Women and children are warned: You will become human shields

Published by The Daily Mail (11th March, 2022)

Russian forces are rounding up Ukrainian civilians and holding them as captives in areas they have seized, provoking fears they are being used as human shields.

The revelation of such sinister acts – a clear contravention of international law and coming after the horrifying bombardment of hospitals, schools and residential areas – has emerged from families fleeing from villages around Kyiv.

One traumatised woman told the Daily Mail her son was taken prisoner along with other men in the village of Dymer, 25 miles north of the capital, after it was captured on Tuesday following days of shelling.

The 33-year-old businessman was seized after 12 days sheltering with his wife and two children, aged seven and four, in the basement of their home, which stood in the path of Russian forces sweeping south from Belarus.

‘My daughter-in-law called me and said he had been taken as a hostage,’ said his mother Alla, 67, a retired accountant. 

‘She said they came into the basement, told her and the children to leave but ordered all the men to remain.

‘All the men and the elderly people who could not walk had to stay,’ she said. ‘Maybe they are using them as human shields like the Germans once did.’

Her son’s wife was made to leave on foot with five other women and all their children, walking for seven miles through the freezing cold until they reached a road.

‘It was all taken by the Russians – their tanks and soldiers were everywhere.’ Alla said her son’s phone was taken by a soldier – yet he managed to call his wife the next day on a mobile they think was hidden by another captive.

‘He told her he was all right. They were not hurt, they were still in their houses, they had food and water but were not being allowed to leave the village,’ said Alla.

‘I just hope he can run away but where will he run? It is all taken by the Russians. There is no end to this horror.’

Dymer and surrounding villages have seen some of the worst fighting in the war.  One local official said Russian troops had fired on pharmacies, shops and homes. 

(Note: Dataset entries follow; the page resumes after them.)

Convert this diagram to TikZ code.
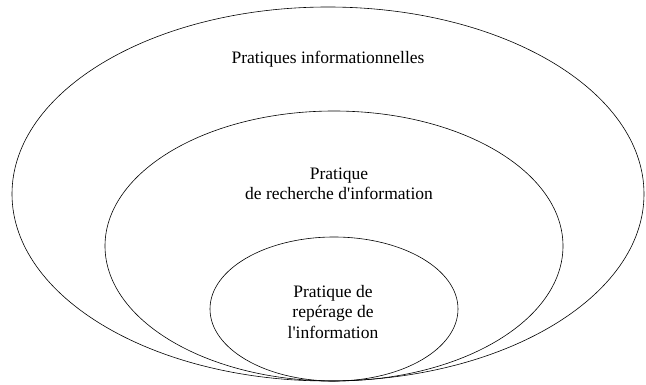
\documentclass[tikz,border=0pt]{standalone}
\usepackage{fontspec}
\setmainfont{Liberation Serif}
\usetikzlibrary{shapes.geometric}
\begin{document}
\begin{tikzpicture}[x=1pt,y=-1pt,
        esty/.style={ellipse,draw,line width=0.6pt,inner sep=0pt},
        tsty/.style={align=center,font=\fontsize{17.5}{20.5}\selectfont},
    ]
    \useasboundingbox (0,0) rectangle (646,385);
    % nested practices
    \node (outer) at (328,194) [esty,minimum width=632pt,minimum height=374pt] {};
    \node (middle) at (334,246) [esty,minimum width=458pt,minimum height=270pt] {};
    \node (inner) at (334,309) [esty,minimum width=248pt,minimum height=144pt] {};
    \node (touter) at (328,59) [tsty] {Pratiques informationnelles};
    \node (tmiddle) at (339,184) [tsty] {Pratique\\de recherche d\textquotesingle information};
    \node (tinner) at (333,312) [tsty] {Pratique de\\repérage de\\l\textquotesingle information};
\end{tikzpicture}
\end{document}
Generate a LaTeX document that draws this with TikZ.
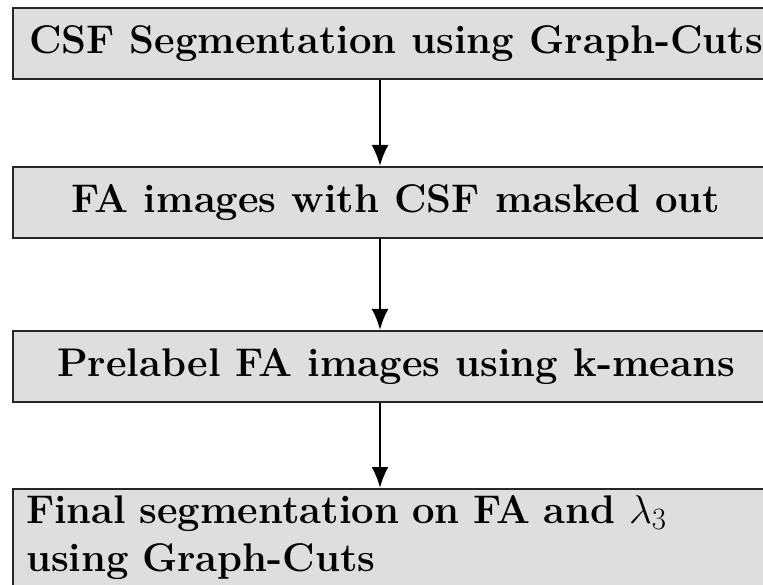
\RequirePackage{fix-cm}
\documentclass[tikz,border=0pt]{standalone}
\usetikzlibrary{arrows.meta}
\DeclareMathSizes{40}{40}{31}{22}
\begin{document}
\begin{tikzpicture}[x=1pt,y=1pt,
  box/.style={draw=black!85, line width=2pt, fill=black!13, inner sep=0pt,
    minimum width=766pt, minimum height=71pt, font=\fontsize{40}{48}\selectfont\bfseries},
  arr/.style={line width=2.6pt, -{Latex[length=21pt,width=17pt]}}]
\useasboundingbox (0,0) rectangle (763,-585);
\node[box, anchor=north west, align=left, text width=740pt, minimum height=0pt, inner xsep=13pt, inner ysep=6pt] (b4) at (12,-488) {Final segmentation on FA and $\lambda_3$\\using Graph-Cuts\rule[-20pt]{0pt}{0pt}};
\node[box, anchor=north west, align=center] (b1) at (12,-7) {CSF Segmentation using Graph-Cuts};
\node[box, anchor=north west, align=center] (b2) at (12,-166) {FA images with CSF masked out};
\node[box, anchor=north west, align=center] (b3) at (12,-330) {Prelabel FA images using k-means};
\draw[arr] (b1.south -| 380,0) -- (b2.north -| 380,0);
\draw[arr] (b2.south -| 380,0) -- (b3.north -| 380,0);
\draw[arr] (b3.south -| 380,0) -- (b4.north -| 380,0);
\end{tikzpicture}
\end{document}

The allegations by Alla – who does not want to give her full name to protect her son – dovetail with reports emerging from other parts of Ukraine that have fallen under Russian control, especially in the critical battlegrounds surrounding Kyiv.

Iryna Badanova, from the Department for the Release of Prisoners of the General Staff of the Armed Forces of Ukraine, said one woman in Zhytomyr region had told relatives she was being held hostage. 

She said two dozen people from a mushroom farm in Bucha, close to Dymer, were held in a kindergarten.

‘There were elderly people, children, women. They were not made any demands, they were just told “we will use you as a human shield”.’

Miss Badanova said families were being held hostage also in nearby Gostomel, where savage fighting has raged over a key airport since the initial hours of the invasion, including two women with their children and residents of a residential complex.

‘These people were taken straight from the apartments,’ she said. ‘Then they were allowed to return to the apartments, take warm clothes and food so that they could be taken to Russia.’

Dmitry Zhivitskyy, head of the Sumy Regional Administration which has seen fierce fighting, has also claimed that the Russian army is using civilians as human shields to protect military equipment, including anti-aircraft missile systems and tanks.

Hanna Mokrousova, head of Blakytniy Ptakh (Blue Bird), a human rights group that helps families of people taken hostage and missing people, said they had received dozens of calls for help.

‘From the information we are getting we see that civilians are taken hostages,’ she said. ‘We don’t know how many but it is definitely happening. We have information about women as well as men being taken.

She said it was hard to get precise data on numbers since many battlegrounds had limited communications, but hostage-taking fitted Russian tactics seen in previous conflicts – including using them to swap for prisoners-of-war taken by Ukraine in the Donbas.

‘Russia has always taken a lot of civilians as hostage,’ she added. ‘They did it on the temporarily occupied territories of Donbas before to exchange for the captured soldiers, so they might use the same tactics now.

‘We’ve been watching Russia fighting across the globe for many years and they always use civilians. They use them as human shields and they attack civilian infrastructure. This is not a novelty. It’s how Russia operates in military conflicts.’